A la una y media (una hora después de lo pactado) llamé al 092, teléfono de la Policía Local, le expliqué lo ocurrido al agente que me atendió y este se encargó de mandar a dos compañeros suyos a nuestro edificio para que pusieran fin al desaguisado, como así hicieron. Reconozco que tuve una parte alícuota de culpa en el mismo, por haber creído a quien, por sus precedentes, carecía de todo crédito.
Qué razón tenía quien adujo algo parecido al adagio o apotegma que cabe leer en la cita o el epígrafe que encabeza estas líneas: La primera vez que me mentiste la culpa la tuviste tú; de las restantes que me intentes colar, en el supuesto de que las haya, el único responsable seré yo, por volverme a tragar tus embelecos.
Aprendí la lección: Una y no más, santo Tomás.
Nota bene
Como lo prometido es deuda, esta queda satisfecha y yo libre de compromiso, ya que, a continuación, se pueden leer los catorce versos endecasílabos que pergeñé, en un abrir y cerrar de ojos, el pasado sábado 19 de los corrientes.

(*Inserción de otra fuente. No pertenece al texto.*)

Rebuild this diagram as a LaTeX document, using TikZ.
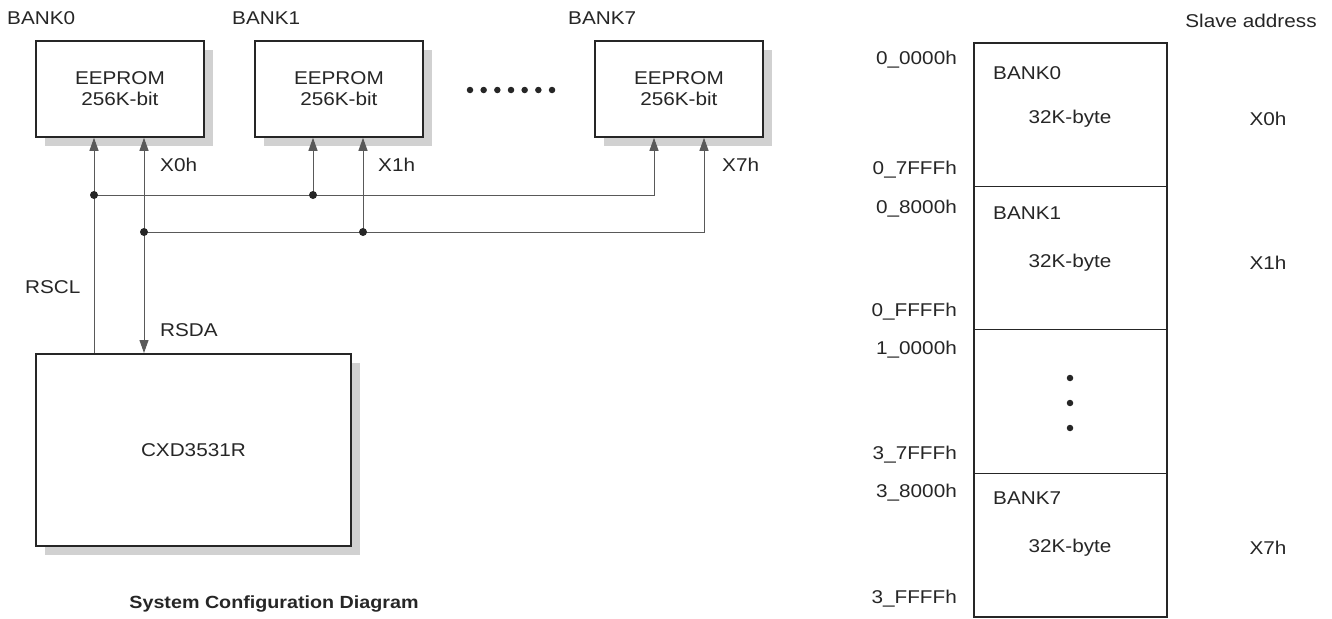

FELICIDAD, VECINA, TE DESEO
Con unas compañeras de trabajo
Su cumple sexagésimo celebra
Quien está de buen ver y ahora enhebra
Respeto merecido al que está abajo.
Siempre que el tono usado sea bajo,
Es decir, que se pueda pegar la hebra,
Y sepan que un mulo rayado es cebra,
No harán que se moleste el del colgajo.
Ariadna se portó bien con Teseo,
Pero este, ingrato, no estuvo a la altura;
Así que en él columbro yo a un demonio.
Llamo amor al recíproco deseo.
Denomino al amor mutuo locura.
La locura al cuadrado es matrimonio.